🤖 AI Summary
Traditional language models struggle to capture multi-granularity semantic structures. To address this, we propose the Hierarchical Diffusion Language Model (HDLM), the first language model to incorporate a hierarchical discrete diffusion framework. HDLM constructs a layered vocabulary, enabling the forward process to progressively abstract semantics and the reverse process to refine generation stepwise across scales. A scheduler modulates the semantic abstraction rate, supporting time-varying prediction of the next granularity level; moreover, we derive the evidence lower bound (ELBO) in closed form to ensure efficient training. The framework unifies several prominent language models as special cases.
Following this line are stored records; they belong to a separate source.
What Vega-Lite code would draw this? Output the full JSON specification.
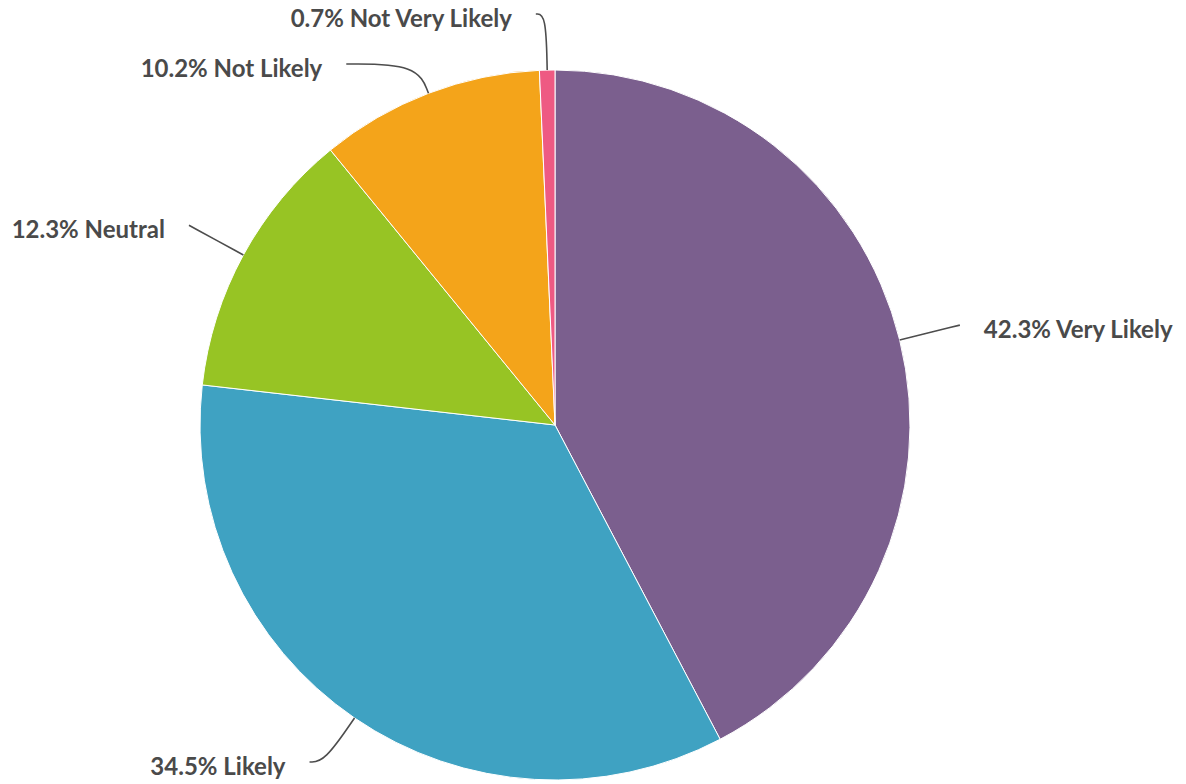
{
  "$schema": "https://vega.github.io/schema/vega-lite/v6.json",
  "width": 710,
  "height": 710,
  "autosize": {"type": "none"},
  "padding": {"left": 200, "top": 70, "right": 276, "bottom": 4},
  "background": "white",
  "config": {"view": {"stroke": null}},
  "data": {
    "values": [
      {"label": "Very Likely", "pct": 42.3, "order": 1},
      {"label": "Likely", "pct": 34.5, "order": 2},
      {"label": "Neutral", "pct": 12.3, "order": 3},
      {"label": "Not Likely", "pct": 10.2, "order": 4},
      {"label": "Not Very Likely", "pct": 0.7, "order": 5}
    ]
  },
  "transform": [
    {"window": [{"op": "sum", "field": "pct", "as": "cum"}], "sort": [{"field": "order"}], "frame": [null, 0]},
    {"joinaggregate": [{"op": "sum", "field": "pct", "as": "total"}]},
    {"calculate": "2*PI*(datum.cum - datum.pct/2)/datum.total", "as": "mid"},
    {"calculate": "sin(datum.mid) < 0 ? -1 : 1", "as": "side"},
    {"calculate": "417*cos(datum.mid)", "as": "natUp"},
    {"calculate": "clamp(datum.natUp, -337, 411)", "as": "clampUp"},
    {"window": [{"op": "lag", "field": "clampUp", "as": "prevUp"}], "groupby": ["side"], "sort": [{"field": "clampUp", "order": "descending"}]},
    {"calculate": "isValid(datum.prevUp) ? min(datum.clampUp, datum.prevUp - 50) : datum.clampUp", "as": "ty"},
    {"calculate": "datum.clampUp != datum.natUp ? 417*sin(datum.mid) - 10 : datum.side*sqrt(max(417*417 - datum.ty*datum.ty, 0))", "as": "tx"},
    {"calculate": "355*sin(datum.mid)", "as": "ex"},
    {"calculate": "355*cos(datum.mid)", "as": "ey"},
    {"calculate": "datum.ex + (datum.ty - datum.ey)/cos(datum.mid)*sin(datum.mid)", "as": "cx"},
    {"calculate": "datum.tx + datum.side*24", "as": "lx"},
    {"calculate": "datum.ty - 6", "as": "ly"},
    {"calculate": "format(datum.pct, '.1f') + '% ' + datum.label", "as": "text"}
  ],
  "layer": [
    {
      "mark": {"type": "arc", "outerRadius": 355, "stroke": "white", "strokeWidth": 1},
      "encoding": {
        "theta": {"field": "pct", "type": "quantitative", "stack": true},
        "order": {"field": "order", "type": "quantitative"},
        "color": {
          "field": "label",
          "type": "nominal",
          "scale": {
            "domain": ["Very Likely", "Likely", "Neutral", "Not Likely", "Not Very Likely"],
            "range": ["#7B5F8E", "#3FA2C2", "#97C424", "#F4A41A", "#EE5A83"]
          },
          "legend": null
        }
      }
    },
    {
      "transform": [
        {"calculate": "[datum.tx, datum.cx, datum.ex]", "as": "px"},
        {"calculate": "[datum.ty, datum.ty, datum.ey]", "as": "py"},
        {"calculate": "[0, 1, 2]", "as": "pi"},
        {"flatten": ["px", "py", "pi"]}
      ],
      "mark": {"type": "line", "interpolate": "basis", "stroke": "#4d4d4d", "strokeWidth": 1.6},
      "encoding": {
        "x": {"field": "px", "type": "quantitative", "scale": {"domain": [-355, 355], "nice": false, "zero": false}, "axis": null},
        "y": {"field": "py", "type": "quantitative", "scale": {"domain": [-355, 355], "nice": false, "zero": false}, "axis": null},
        "detail": {"field": "label"},
        "order": {"field": "pi", "type": "quantitative"}
      }
    },
    {
      "transform": [{"filter": "datum.side > 0"}],
      "mark": {"type": "text", "align": "left", "baseline": "middle", "font": "Lato", "fontSize": 24, "fontWeight": "bold", "color": "#4a4a4a"},
      "encoding": {
        "x": {"field": "lx", "type": "quantitative"},
        "y": {"field": "ly", "type": "quantitative"},
        "text": {"field": "text"}
      }
    },
    {
      "transform": [{"filter": "datum.side < 0"}],
      "mark": {"type": "text", "align": "right", "baseline": "middle", "font": "Lato", "fontSize": 24, "fontWeight": "bold", "color": "#4a4a4a"},
      "encoding": {
        "x": {"field": "lx", "type": "quantitative"},
        "y": {"field": "ly", "type": "quantitative"},
        "text": {"field": "text"}
      }
    }
  ]
}
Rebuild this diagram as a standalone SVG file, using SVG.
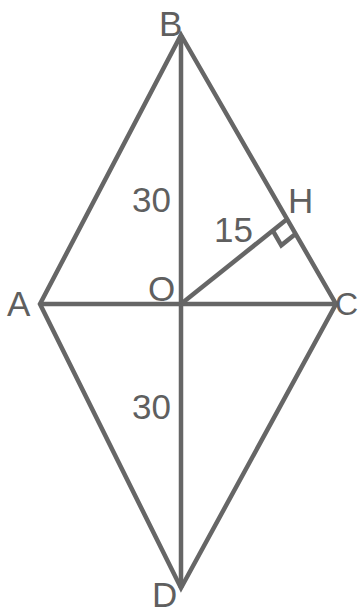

Experiments demonstrate that HDLM significantly reduces both validation and generation perplexity on text generation tasks, outperforming strong baseline models.
📝 Abstract
In this paper we introduce Hierarchical Diffusion Language Models (HDLM) -- a novel family of discrete diffusion models for language modeling. HDLM builds on a hierarchical vocabulary where low-level tokens with detailed semantics are surjectively mapped to high-level tokens with coarse-grained meanings. In the forward process, each token is independently perturbed to its higher-level ancestor with more abstract semantics according to the scheduler, while in the reverse process the model progressively predicts the next, more detailed semantics. Taken together, HDLM provides a general time-varying next semantic scale prediction process for language modeling. We derive closed-form expressions for the diffusion Evidence Lower Bound (ELBO), and show that HDLM can be implemented in a flexible manner while including the existing MDLM as a special case. We also propose practical training techniques based on the insights. Extensive text generation experiments validate the effectiveness of HDLM, which demonstrates consistently lower validation and generative perplexity than baselines.